Dr. Everett Dague is Professor of Modern History at Benedictine College in Atchison, Kansas. He received his Ph.D. from Florida State University. He is Fellow of the International Napoleonic Society and has published several book reviews and journal articles. Dr. Dague is a frequent conference presenter.
2006 0-7734-5613-9 The original archival research contained in this work redefines the nature and position of Napoleon’s Ministry of War. Under the First Empire the Ministry developed as a combined action of competing administrative authorities. Stable and self-referencing, the Ministry was flexible, which reflected its growing professionalization. Under the Ancien Regime, the Revolution, and the early Empire administrative officers were often chosen for other reasons than administrative ability, and always subject to the influence of military and civilian outsiders.
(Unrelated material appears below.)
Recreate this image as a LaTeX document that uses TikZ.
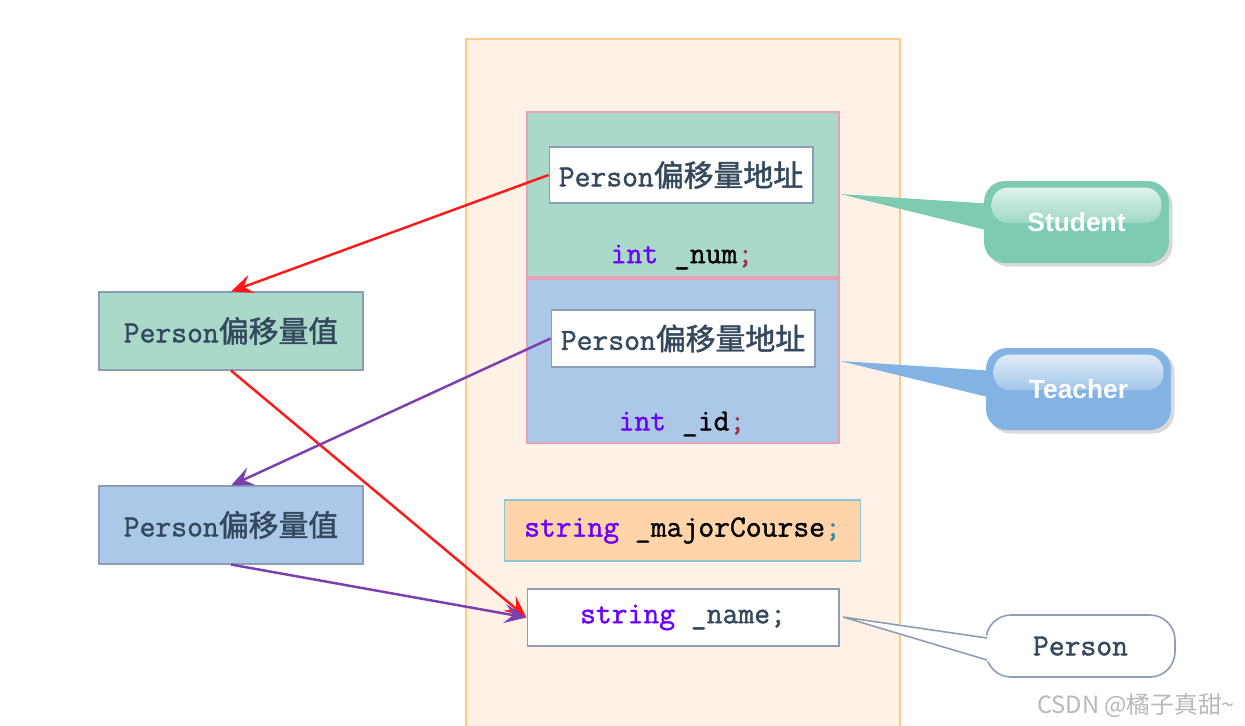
\documentclass[tikz,border=0pt]{standalone}
\usepackage{fontspec}
\setmainfont{Latin Modern Mono}[FakeBold=1.3]
\newfontfamily\cjk{Noto Sans CJK SC}
\newfontfamily\cjkcode{Noto Sans CJK SC}[FakeBold=1.6]
\newfontfamily\tagfont{Liberation Sans}
\usepackage{tikz}
\usetikzlibrary{arrows.meta,calc,shadows}
\usepackage{xcolor}
\definecolor{MemPeach}{HTML}{FFF1E5}
\definecolor{MemEdge}{HTML}{FFC98F}
\definecolor{StuGreen}{HTML}{AAD9CA}
\definecolor{TeaBlue}{HTML}{ABC8E9}
\definecolor{BlockPink}{HTML}{E8A0B4}
\definecolor{MajorOrange}{HTML}{FFD4A8}
\definecolor{MajorEdge}{HTML}{8EC5D6}
\definecolor{BoxGray}{HTML}{8C9DB4}
\definecolor{Slate}{HTML}{34495E}
\definecolor{KeyPurple}{HTML}{6B00FF}
\definecolor{SemiRed}{HTML}{A0304A}
\definecolor{SemiTeal}{HTML}{2E8CA8}
\definecolor{TagGreen}{HTML}{7ECBB3}
\definecolor{TagBlue}{HTML}{83B3E2}
\definecolor{ArrowRed}{HTML}{FF1A1A}
\definecolor{ArrowPurple}{HTML}{7B3FB0}

\newcommand\kw[1]{\textcolor{KeyPurple}{#1}}
\newcommand\cn[1]{{\cjkcode\fontsize{17}{19}\selectfont #1}}

\begin{document}
\begin{tikzpicture}[x=0.02cm,y=-0.02cm,>={Stealth[length=4.4mm,width=3.8mm,inset=1.7mm]},
    code/.style={font=\fontsize{17.5}{19}\selectfont,text=Slate,inner sep=0pt},
    block/.style={draw=BlockPink,line width=0.7pt,minimum width=6.24cm,inner sep=0pt},
    cell/.style={code,draw=BoxGray,line width=0.6pt,fill=white,minimum width=5.28cm},
    tag/.style={rounded corners=0.42cm,minimum width=3.7cm,minimum height=1.64cm,
        drop shadow={opacity=0.3,shadow xshift=2pt,shadow yshift=-2pt}},
    tagtext/.style={text=white,font=\tagfont\bfseries\fontsize{15}{18}\selectfont},
    link/.style={->,line width=1.4pt}]
  \useasboundingbox (0,0) rectangle (1245,725);

  % memory of the Student object
  \node[draw=MemEdge,fill=MemPeach,line width=0.8pt,minimum width=8.68cm,
        minimum height=13.8cm,inner sep=0pt] (mem) at (683,384) {};

  % Student part
  \node[block,fill=StuGreen,minimum height=3.3cm] (stublock) at (683,194.5) {};
  \node[cell,minimum height=1.12cm] (addr1) at (681,175) {Person\cn{偏移量地址}};
  \node[code,text=black] (num) at (682,257) {\kw{int} \_num\textcolor{SemiRed}{;}};

  % Teacher part
  \node[block,fill=TeaBlue,minimum height=3.28cm] (teablock) at (683,361) {};
  \node[cell,minimum height=1.14cm] (addr2) at (683,338.5) {Person\cn{偏移量地址}};
  \node[code,text=black] (id) at (682,424) {\kw{int} \_id\textcolor{SemiRed}{;}};

  % own member and Person part
  \node[code,text=black,draw=MajorEdge,fill=MajorOrange,line width=0.6pt,
        minimum width=7.14cm,minimum height=1.22cm] (major) at (682.5,530.5)
        {\kw{string} \_majorCourse\textcolor{SemiTeal}{;}};
  \node[cell,minimum width=6.24cm,minimum height=1.14cm] (name) at (683,617.5)
        {\kw{string} \_name;};

  % offset values
  \node[cell,fill=StuGreen,minimum height=1.56cm] (val1) at (231,331) {Person\cn{偏移量值}};
  \node[cell,fill=TeaBlue,minimum height=1.56cm] (val2) at (231,525) {Person\cn{偏移量值}};

  % pointers
  \draw[link,ArrowRed] (addr1.west) -- (val1.north);
  \draw[link,ArrowRed] (val1.south) -- (name.west);
  \draw[link,ArrowPurple] (addr2.west) -- (val2.north);
  \draw[link,ArrowPurple] (val2.south) -- (name.west);

  % callouts
  \fill[TagGreen] (840,194) -- (994,204) -- (994,232) -- cycle;
  \node[tag,fill=TagGreen] (stutag) at (1076.5,222) {};
  \shade[top color=white!75!TagGreen,bottom color=white!25!TagGreen,rounded corners=0.32cm]
       ($(stutag.north west)+(8,7)$) rectangle ($(stutag.east)+(-8,1)$);
  \node[tagtext] at (stutag.center) {Student};

  \fill[TagBlue] (840,361) -- (996,371) -- (996,399) -- cycle;
  \node[tag,fill=TagBlue] (teatag) at (1078.5,389) {};
  \shade[top color=white!75!TagBlue,bottom color=white!25!TagBlue,rounded corners=0.32cm]
       ($(teatag.north west)+(8,7)$) rectangle ($(teatag.east)+(-8,1)$);
  \node[tagtext] at (teatag.center) {Teacher};

  \node[code,draw=BoxGray,line width=0.9pt,fill=white,rounded corners=0.5cm,
        minimum width=3.78cm,minimum height=1.24cm] (pertag) at (1080.5,646) {Person};
  \fill[white] (843,617) -- (990,636) -- (990,662) -- cycle;
  \draw[BoxGray,line width=0.9pt] (987,638) -- (843,617) -- (987,660);

  % watermark
  \node[text=black!28,font=\cjk\fontsize{13.5}{16}\selectfont] (mark) at (1136,706)
       {CSDN @橘子真甜\textasciitilde};
\end{tikzpicture}
\end{document}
This work examines the development of the army’s field and bureaucratic administrative operations. This examination includes the creation of a professional class of administrators during the course of the seventeenth century and, in particular, during the French Revolution and the bureaucratic development of the Ministry of War between 1799 and 1814.
While the field and bureaucratic operations are surveyed as an evolving process, the work also introduces sociometrical analysis by tracking the Napoleonic careers of the major military administrative figures, in particular Minister of War Henri Clarke. The successes and failures of the war administrative bureaucracy are considered by examining the relationships between ministerial-level administrators.
The conclusion stresses the long-term impact of the Napoleonic military-administrative experience by discussing the restructuring of the Restoration ministry of war. The reestablishment of the Napoleonic model of military administration in the post-Napoleonic period, and the reemergence of Napoleonic administrative professionals and institutions, created a condition which affected French social, military and political development into the twentieth century.